Intercurricular Synergy: Teaching Robotics in Middle School

What combines science, technology, engineering, arts, and mathematics? Robotics, of course! 7th Grade Science Teacher, Curtis Redmon found that teaching students robotics creates a perfect kind of synergy between many different school subjects. Mr. Redmon has found that students are able utilize many different tools learned in other subjects. The robotics programs also let students explore their curiosity as many of the labs allow students to work independently. After coding on their Chromebooks, students were introduced to the EV3 robot made by LEGO. Students then learned each component of the EV3. All 150 students in grades 6th and 7th had took part in building the initial robot. Eventually, the challenges got harder and students had to complete a performance task of programming the EV3 to simulate a “tight rope” roll across a beam using one wheel. In the beginning, most performance task were modeled first by Mr. Redmon and Mr. Griffin, but as the unit progressed students began to write and execute their own programs.

Students collaborate on the "Robot Barrel Roll" lab where the goal is to program a robot to do a barrel roll.

Bringing robotics to Hyde was the vision of Middle School Director, Lex Zain and Dean of Curriculum, Sharilyn Fletcher. Both Ms. Zain and Dr. Fletcher had studied the benefits of having robotics programming in schools and decided that it would be a perfect fit for Hyde. Hyde is among one of the few schools in the country that offers robotics as a full-time course in Middle School. 

Having robotics at Hyde benefits students in many ways. The program gives students the ability and liberty to be as creative as they want and need to be in order to complete a task. “Just like a math problem, there are several different ways to the same outcome,” Mr. Redmon said.

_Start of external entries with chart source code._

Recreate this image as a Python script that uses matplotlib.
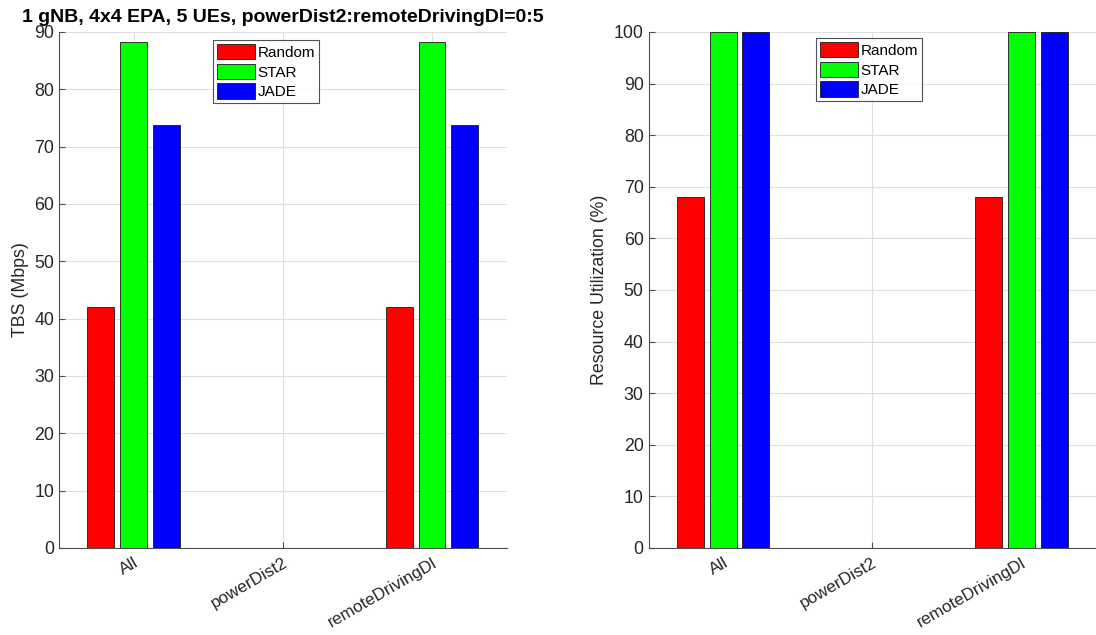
"""
TBS and resource utilization per traffic class (Random / STAR / JADE)
"""

import matplotlib
matplotlib.use('Agg')
import matplotlib.pyplot as plt
import numpy as np

plt.rcParams['font.family'] = ['Liberation Sans', 'DejaVu Sans']

categories = ['All', 'powerDist2', 'remoteDrivingDl']
schemes = ['Random', 'STAR', 'JADE']
colors = ['#ff0000', '#00ff00', '#0000ff']

tbs_random = [42.1, 0, 42.1]
tbs_star = [88.2, 0, 88.2]
tbs_jade = [73.8, 0, 73.8]

util_random = [68.0, 0, 68.0]
util_star = [100.0, 0, 100.0]
util_jade = [100.0, 0, 100.0]

title = '1 gNB, 4x4 EPA, 5 UEs, powerDist2:remoteDrivingDl=0:5'

W, H = 1096, 635
fig = plt.figure(figsize=(W / 100, H / 100), dpi=100)
fig.patch.set_facecolor('white')

ax1 = fig.add_axes([59 / W, 87 / H, 447.6 / W, 516 / H])
ax2 = fig.add_axes([648.5 / W, 87 / H, 447.5 / W, 516 / H])

x = np.arange(1, len(categories) + 1)
offsets = [-0.22, 0.0, 0.22]
bw = 0.18
axis_col = '#262626'


def draw(ax, series, ylim, ylabel, leg_xy):
    for vals, off, col, name in zip(series, offsets, colors, schemes):
        ax.bar(x + off, vals, bw, color=col, edgecolor='#1a1a1a', linewidth=0.6, label=name, zorder=3)
    ax.set_xlim(0.5, 3.5)
    ax.set_ylim(*ylim)
    ax.set_yticks(np.arange(ylim[0], ylim[1] + 1, 10))
    ax.set_xticks(x)
    ax.set_xticklabels(categories, rotation=30, ha='right', rotation_mode='anchor')
    ax.set_ylabel(ylabel, fontsize=12.8, color=axis_col)
    ax.grid(True, color='#dfdfdf', linewidth=0.8, zorder=0)
    ax.spines['top'].set_visible(False)
    ax.spines['right'].set_visible(False)
    for s in ['left', 'bottom']:
        ax.spines[s].set_color('#4d4d4d')
        ax.spines[s].set_linewidth(0.8)
    ax.tick_params(direction='in', length=4, colors='#4d4d4d', labelcolor=axis_col, labelsize=12.8)
    ax.tick_params(axis='x', pad=5, labelsize=12.3)
    leg = ax.legend(loc='upper left', bbox_to_anchor=(leg_xy[0] / W, 1 - leg_xy[1] / H),
                    bbox_transform=fig.transFigure, fontsize=11, frameon=True, fancybox=False,
                    handlelength=2.5, handleheight=1.2, handletextpad=0.15, labelspacing=0.25,
                    borderpad=0.25, borderaxespad=0)
    leg.get_frame().set_edgecolor('#262626')
    leg.get_frame().set_linewidth(0.8)


draw(ax1, [tbs_random, tbs_star, tbs_jade], (0, 90), 'TBS (Mbps)', (213, 40))
draw(ax2, [util_random, util_star, util_jade], (0, 100), 'Resource Utilization (%)', (816, 38))

ax1.set_title(title, fontsize=14, fontweight='bold', pad=7)

fig.savefig('out.png', dpi=100, facecolor='white')
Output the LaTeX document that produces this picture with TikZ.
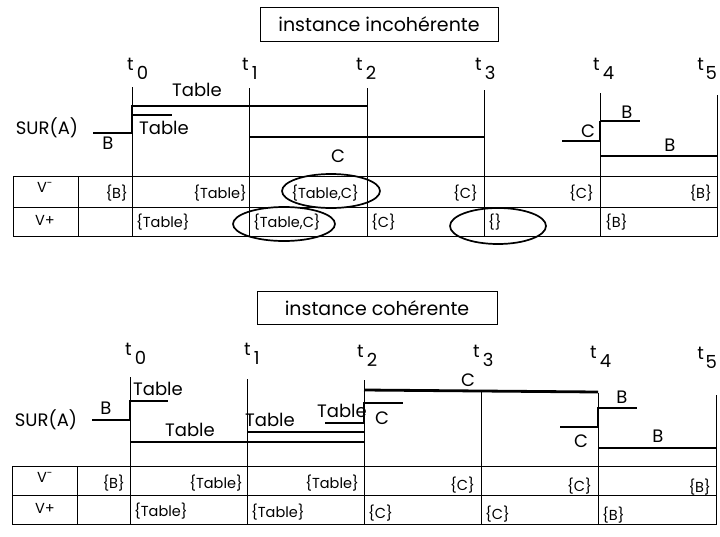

When students were assigned the “tight rope” tasks, Mr. Redmon said he was amazed at how many different ways students utilized to reach the same end result. 

Bryan Banegas (left) works collaboratively with a partner on the "Robot Barrel Roll" lab.

Bryan Banegas (left) works collaboratively with a partner on the “Robot Barrel Roll” lab.

The unit challenged the 6th and 7th graders to think outside the box and come out of their shells. One student who has particularly thrived through the robotics program is seventh-grader Bryan Benegas. “I love how interactive the class is,” said Bryan. “This class is preparing me for life. Robots are the future. I know it will give me a head for the future.” Through the robotics unit, Bryan says he learned how technology has and will affect the economy and his career choices.

One of Mr. Redmon’s favorite memories came during a task given called “The Grip”. In the beginning, students thought this was not doable. Until curiosity set in and they began to work on it. This task was to draw a design on paper and then have the robot draw the same design using the grip they built. Students designed and built a pencil grip or claw which holds the pencil. Students then programmed on their chromebooks a program that the robot would do to draw the same exact sketch they illustrated on paper. Mr. Redmon said:  “The outcome was amazing and the students were almost in disbelief that the robot they built, designed, and programmed is drawing their sketch on paper.”

"Before asking Mr. Griffin or me for help, I want you and your partner to try and problem solve," Mr. Redmon tells his seventh grade robotics class. He says he's been thrilled with the results of the course on his students, especially in the passions the course has ignited.

“Before asking Mr. Griffin or me for help, I want you and your partner to try and problem solve,” Mr. Redmon tells his seventh grade robotics class. He says he’s been thrilled with the results of the course on his students, especially in the passions the course has ignited.